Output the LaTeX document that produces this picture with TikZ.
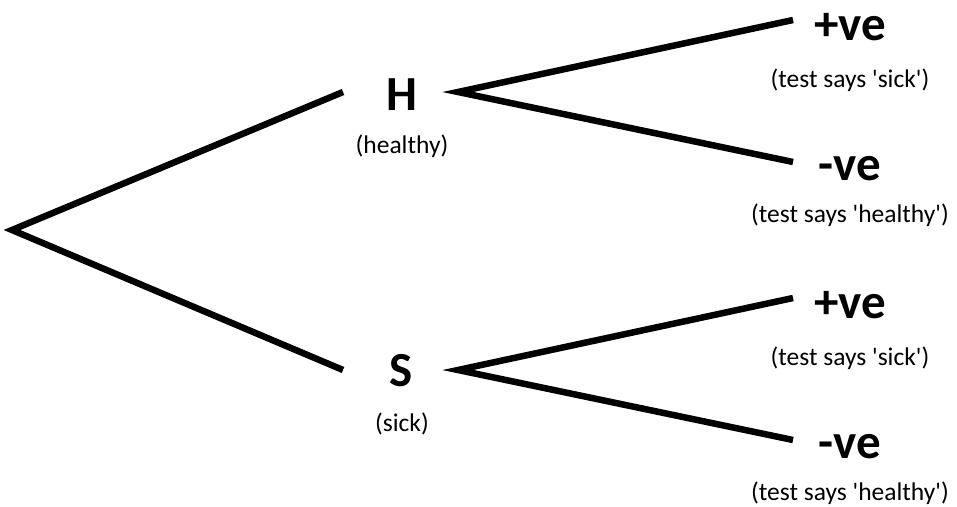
\documentclass[tikz,border=0pt]{standalone}
\usepackage{fontspec}
\setmainfont{Carlito}
\newcommand{\apos}{\textquotesingle}
\begin{document}
\begin{tikzpicture}[x=1pt,y=-1pt,
  big/.style={font=\fontsize{49}{49}\selectfont\bfseries, anchor=base, inner sep=0pt},
  captxt/.style={font=\fontsize{25.5}{26}\selectfont, anchor=base, inner sep=0pt},
  branch/.style={line width=6.5pt, line join=miter}]
\useasboundingbox (0,0) rectangle (957,506);
% root and end points
\coordinate (root) at (12,230);
\coordinate (hin) at (343,92);
\coordinate (sin) at (343,370);
\coordinate (hout) at (458,92);
\coordinate (sout) at (458,370);
\coordinate (hp) at (793,20);
\coordinate (hn) at (793,162);
\coordinate (sp) at (793,298);
\coordinate (sn) at (793,440);
% labels
\node[big] (H) at (402,110) {H};
\node[captxt] (Hc) at (402,153) {(healthy)};
\node[big] (S) at (401,386) {S};
\node[captxt] (Sc) at (402,431) {(sick)};
\node[big] (HP) at (850,40) {+ve};
\node[captxt] (HPc) at (850,87) {(test says \apos sick\apos)};
\node[big] (HN) at (850,180) {-ve};
\node[captxt] (HNc) at (850,222) {(test says \apos healthy\apos)};
\node[big] (SP) at (850,318) {+ve};
\node[captxt] (SPc) at (850,365) {(test says \apos sick\apos)};
\node[big] (SN) at (850,458) {-ve};
\node[captxt] (SNc) at (850,500) {(test says \apos healthy\apos)};
% branches
\draw[branch] (hin) -- (root) -- (sin);
\draw[branch] (hp) -- (hout) -- (hn);
\draw[branch] (sp) -- (sout) -- (sn);
\end{tikzpicture}
\end{document}
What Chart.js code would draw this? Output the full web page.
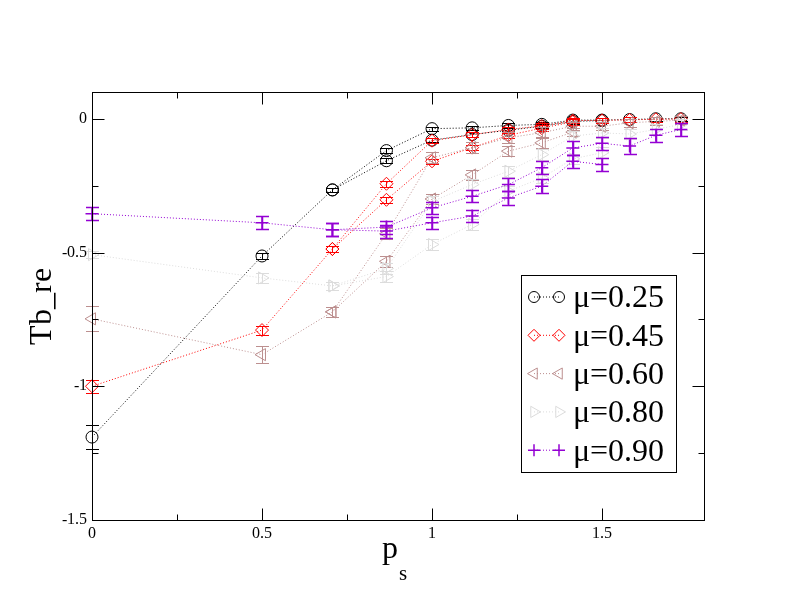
<!DOCTYPE html>
<html>
<head>
<meta charset="utf-8">
<script src="https://cdn.jsdelivr.net/npm/chart.js@4/dist/chart.umd.min.js"></script>
<style>
  @font-face {
    font-family: 'RefSerif';
    src: local('Liberation Serif'), local('LiberationSerif'), local('LiberationSerif-Regular'),
         local('DejaVu Serif'), local('DejaVuSerif');
  }
  body { margin: 0; background: #fff; }
  canvas { display: block; }
</style>
</head>
<body>
<canvas id="myChart" width="792" height="612"></canvas>
<script>
// momentum values p_s = sqrt(n)/2
const ps = [0, 0.5, 0.7071, 0.8660, 1.0, 1.1180, 1.2247, 1.3229, 1.4142, 1.5, 1.5811, 1.6583, 1.7321];
const muLabels = ['μ=0.25', 'μ=0.45', 'μ=0.60', 'μ=0.80', 'μ=0.90'];

// two branches for every mu (null = no point)
const tb025a = [-1.19, -0.513, -0.266, -0.119, -0.037, -0.034, -0.025, -0.021, -0.005, -0.005, -0.003, 0.0, 0.0];
const tb025b = [null, null, -0.266, -0.157, -0.080, -0.059, -0.043, -0.028, -0.010, -0.007, null, null, null];
const tb045a = [-1.0, -0.79, -0.487, -0.243, -0.082, -0.060, -0.040, -0.027, -0.007, -0.006, -0.004, -0.002, -0.001];
const tb045b = [null, null, -0.487, -0.303, -0.159, -0.108, -0.062, -0.035, -0.012, null, null, null, null];
const tb060a = [-0.748, -0.882, -0.722, -0.430, -0.146, -0.108, -0.071, -0.052, -0.028, -0.028, -0.015, -0.010, -0.005];
const tb060b = [null, null, -0.722, -0.533, -0.300, -0.210, -0.121, -0.090, -0.050, null, null, null, null];
const tb080a = [-0.508, -0.595, -0.625, -0.560, -0.310, -0.246, -0.196, -0.134, -0.065, -0.053, -0.057, -0.040, -0.021];
const tb080b = [null, null, -0.625, -0.590, -0.470, -0.395, -0.271, -0.221, -0.150, -0.127, null, null, null];
const tb090a = [-0.355, -0.389, -0.415, -0.405, -0.333, -0.290, -0.246, -0.183, -0.109, -0.092, -0.102, -0.062, -0.040];
const tb090b = [null, null, -0.415, -0.420, -0.389, -0.364, -0.296, -0.252, -0.159, -0.171, null, null, null];

// error bars
const err025a = [0.045, 0.012, 0.008, 0.010, 0.008, 0.008, 0.008, 0.008, 0.008, 0.008, 0.008, 0.008, 0.008];
const err025b = [0, 0, 0.008, 0.010, 0.008, 0.008, 0.008, 0.008, 0.008, 0.008, 0, 0, 0];
const err045a = [0.024, 0.017, 0.010, 0.012, 0.010, 0.010, 0.010, 0.010, 0.010, 0.010, 0.010, 0.010, 0.010];
const err045b = [0, 0, 0.010, 0.012, 0.010, 0.010, 0.010, 0.010, 0.010, 0, 0, 0, 0];
const err060a = [0.047, 0.031, 0.020, 0.020, 0.020, 0.020, 0.020, 0.020, 0.015, 0.015, 0.015, 0.015, 0.015];
const err060b = [0, 0, 0.020, 0.020, 0.020, 0.020, 0.020, 0.020, 0.015, 0, 0, 0, 0];
const err080a = [0.012, 0.018, 0.015, 0.020, 0.020, 0.020, 0.020, 0.020, 0.020, 0.020, 0.020, 0.020, 0.020];
const err080b = [0, 0, 0.015, 0.020, 0.020, 0.020, 0.020, 0.020, 0.020, 0.020, 0, 0, 0];
const err090a = [0.024, 0.024, 0.024, 0.024, 0.022, 0.022, 0.025, 0.025, 0.025, 0.025, 0.030, 0.025, 0.025];
const err090b = [0, 0, 0.024, 0.024, 0.022, 0.022, 0.025, 0.025, 0.025, 0.025, 0, 0, 0];

const series = [
  {label: muLabels[0], a: tb025a, b: tb025b, ea: err025a, eb: err025b, color: '#000000', style: 'circle', rot: 0, r: 6, w: 1},
  {label: muLabels[1], a: tb045a, b: tb045b, ea: err045a, eb: err045b, color: '#ff0000', style: 'rectRot', rot: 0, r: 6.5, w: 1},
  {label: muLabels[2], a: tb060a, b: tb060b, ea: err060a, eb: err060b, color: '#bc8f8f', style: 'triangle', rot: -90, r: 7, w: 1},
  {label: muLabels[3], a: tb080a, b: tb080b, ea: err080a, eb: err080b, color: '#dcdcdc', style: 'triangle', rot: 90, r: 7, w: 1},
  {label: muLabels[4], a: tb090a, b: tb090b, ea: err090a, eb: err090b, color: '#9400d3', style: 'cross', rot: 0, r: 6.5, w: 1.5}
];

const datasets = [];
series.forEach((s, i) => {
  [[s.a, s.ea], [s.b, s.eb]].forEach(([vals, errs], k) => {
    datasets.push({
      label: s.label,
      data: ps.map((x, j) => ({x: x, y: vals[j]})),
      errors: errs,
      borderColor: s.color,
      backgroundColor: 'rgba(0,0,0,0)',
      pointBorderColor: s.color,
      pointBackgroundColor: 'rgba(0,0,0,0)',
      pointStyle: s.style,
      pointRotation: s.rot,
      pointRadius: s.r,
      pointBorderWidth: s.w,
      borderWidth: 1,
      borderDash: [1, 2],
      tension: 0,
      clip: false,
      order: 20 - i * 2 - k
    });
  });
});

const serif = "RefSerif, 'Liberation Serif', 'DejaVu Serif', serif";
const isMajor = v => Math.abs(v * 2 - Math.round(v * 2)) < 1e-6;
const onQuarter = v => Math.abs(v * 4 - Math.round(v * 4)) < 1e-6;
const fmt = v => isMajor(v) ? String(Math.round(v * 100) / 100) : '';

// error bars drawn through the y scale
const errorBars = {
  id: 'errorBars',
  afterDatasetDraw(chart, args) {
    const ds = chart.data.datasets[args.index];
    const yScale = chart.scales.y;
    const ctx = chart.ctx;
    ctx.save();
    ctx.strokeStyle = ds.borderColor;
    ctx.lineWidth = ds.pointBorderWidth;
    args.meta.data.forEach((pt, j) => {
      const v = ds.data[j].y;
      const e = ds.errors[j];
      if (v === null || !e) return;
      const x = Math.round(pt.x) + 0.5;
      const y1 = Math.round(yScale.getPixelForValue(v + e)) + 0.5;
      const y2 = Math.round(yScale.getPixelForValue(v - e)) + 0.5;
      ctx.beginPath();
      ctx.moveTo(x, y1); ctx.lineTo(x, y2);
      ctx.moveTo(x - 6.5, y1); ctx.lineTo(x + 6.5, y1);
      ctx.moveTo(x - 6.5, y2); ctx.lineTo(x + 6.5, y2);
      ctx.stroke();
    });
    ctx.restore();
  }
};

// box frame with inward ticks on all four sides
const frame = {
  id: 'frame',
  afterDatasetsDraw(chart) {
    const {ctx, chartArea: a, scales} = chart;
    ctx.save();
    ctx.strokeStyle = '#000';
    ctx.lineWidth = 1;
    const L = Math.round(a.left) + 0.5, R = Math.round(a.right) + 0.5;
    const T = Math.round(a.top) + 0.5, B = Math.round(a.bottom) + 0.5;
    ctx.strokeRect(L, T, R - L, B - T);
    ctx.beginPath();
    scales.x.ticks.forEach(t => {
      const x = Math.round(scales.x.getPixelForValue(t.value)) + 0.5;
      const len = isMajor(t.value) ? 12 : 6;
      ctx.moveTo(x, B); ctx.lineTo(x, B - len);
      ctx.moveTo(x, T); ctx.lineTo(x, T + len);
    });
    scales.y.ticks.forEach(t => {
      const y = Math.round(scales.y.getPixelForValue(t.value)) + 0.5;
      const len = isMajor(t.value) ? 12 : 6;
      ctx.moveTo(L, y); ctx.lineTo(L + len, y);
      ctx.moveTo(R, y); ctx.lineTo(R - len, y);
    });
    ctx.stroke();
    ctx.restore();
  }
};

// x title with subscript, and the boxed legend
const extras = {
  id: 'extras',
  afterDraw(chart) {
    const {ctx, chartArea: a} = chart;
    ctx.save();
    ctx.fillStyle = '#000';
    ctx.textAlign = 'left';
    ctx.textBaseline = 'alphabetic';
    const cx = (a.left + a.right) / 2;
    ctx.font = '32px ' + serif;
    ctx.fillText('p', cx - 16, a.bottom + 38);
    ctx.font = '21px ' + serif;
    ctx.fillText('s', cx + 1, a.bottom + 60);

    const bx = Math.round(a.right - 183) + 0.5, by = Math.round(a.top + 183) + 0.5;
    const bw = 155, bh = 197;
    ctx.fillStyle = '#fff';
    ctx.fillRect(bx, by, bw, bh);
    ctx.strokeStyle = '#000';
    ctx.lineWidth = 1;
    ctx.strokeRect(bx, by, bw, bh);
    series.forEach((s, i) => {
      const yy = by + 21.5 + i * 38.3;
      ctx.save();
      ctx.strokeStyle = s.color;
      ctx.lineWidth = 1;
      ctx.setLineDash([1, 2]);
      ctx.beginPath();
      ctx.moveTo(bx + 12.5, yy); ctx.lineTo(bx + 37.5, yy);
      ctx.stroke();
      ctx.setLineDash([]);
      ctx.fillStyle = 'rgba(0,0,0,0)';
      ctx.lineWidth = s.w;
      [bx + 12.5, bx + 37.5].forEach(px => {
        Chart.helpers.drawPoint(ctx, {pointStyle: s.style, rotation: s.rot, radius: s.r - 0.5, borderWidth: s.w}, px, yy);
      });
      ctx.restore();
      ctx.fillStyle = '#000';
      ctx.font = '32px ' + serif;
      ctx.textBaseline = 'middle';
      ctx.fillText(s.label, bx + 51, yy + 2);
    });
    ctx.restore();
  }
};

function drawChart() {
  const ctx = document.getElementById('myChart').getContext('2d');
  new Chart(ctx, {
    type: 'line',
    data: {datasets: datasets},
    options: {
      responsive: false,
      animation: false,
      devicePixelRatio: 1,
      events: [],
      layout: {padding: {top: 92, right: 88, bottom: 0, left: 0}},
      plugins: {legend: {display: false}, tooltip: {enabled: false}},
      scales: {
        x: {
          type: 'linear',
          min: 0,
          max: 1.8,
          afterBuildTicks: s => { s.ticks = s.ticks.filter(t => onQuarter(t.value)); },
          afterFit: s => { s.height = 92; },
          grid: {display: false, drawTicks: false},
          border: {display: false},
          ticks: {stepSize: 0.25, autoSkip: false, maxRotation: 0, padding: 4, color: '#000',
                  font: {family: serif, size: 16}, callback: v => fmt(v)}
        },
        y: {
          type: 'linear',
          min: -1.5,
          max: 0.1,
          afterBuildTicks: s => { s.ticks = s.ticks.filter(t => onQuarter(t.value)); },
          afterFit: s => { s.width = 92; },
          grid: {display: false, drawTicks: false},
          border: {display: false},
          title: {display: true, text: 'Tb_re', color: '#000', font: {family: serif, size: 32}, padding: {top: 23, bottom: 0}},
          ticks: {stepSize: 0.25, autoSkip: false, padding: 5, color: '#000',
                  font: {family: serif, size: 16}, callback: v => fmt(v)}
        }
      }
    },
    plugins: [errorBars, frame, extras]
  });
}

if (document.fonts && document.fonts.load) {
  document.fonts.load('32px RefSerif').then(drawChart, drawChart);
} else {
  drawChart();
}
</script>
</body>
</html>
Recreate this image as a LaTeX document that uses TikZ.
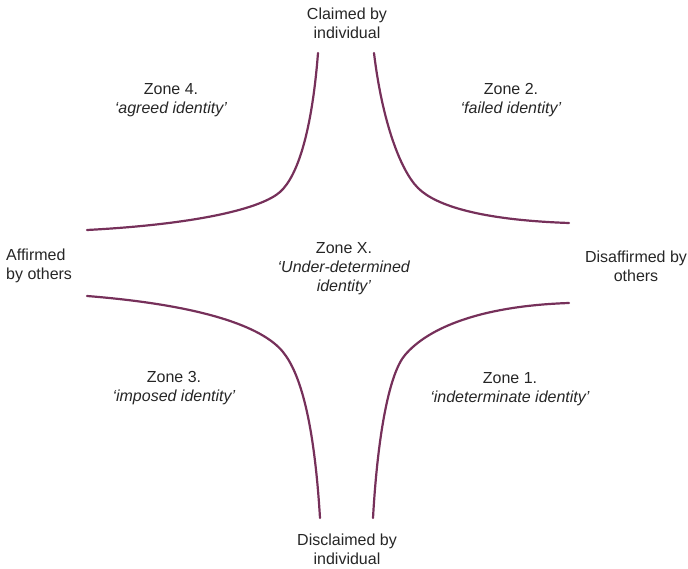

* Challenge *
Go through the listing above and locate each line that holds the word "this". Copy those lines.

* Correct result *
Output the LaTeX document that produces this picture with TikZ.
What Chart.js code would draw this? Output the full web page.
Recreate this image as a LaTeX document that uses TikZ.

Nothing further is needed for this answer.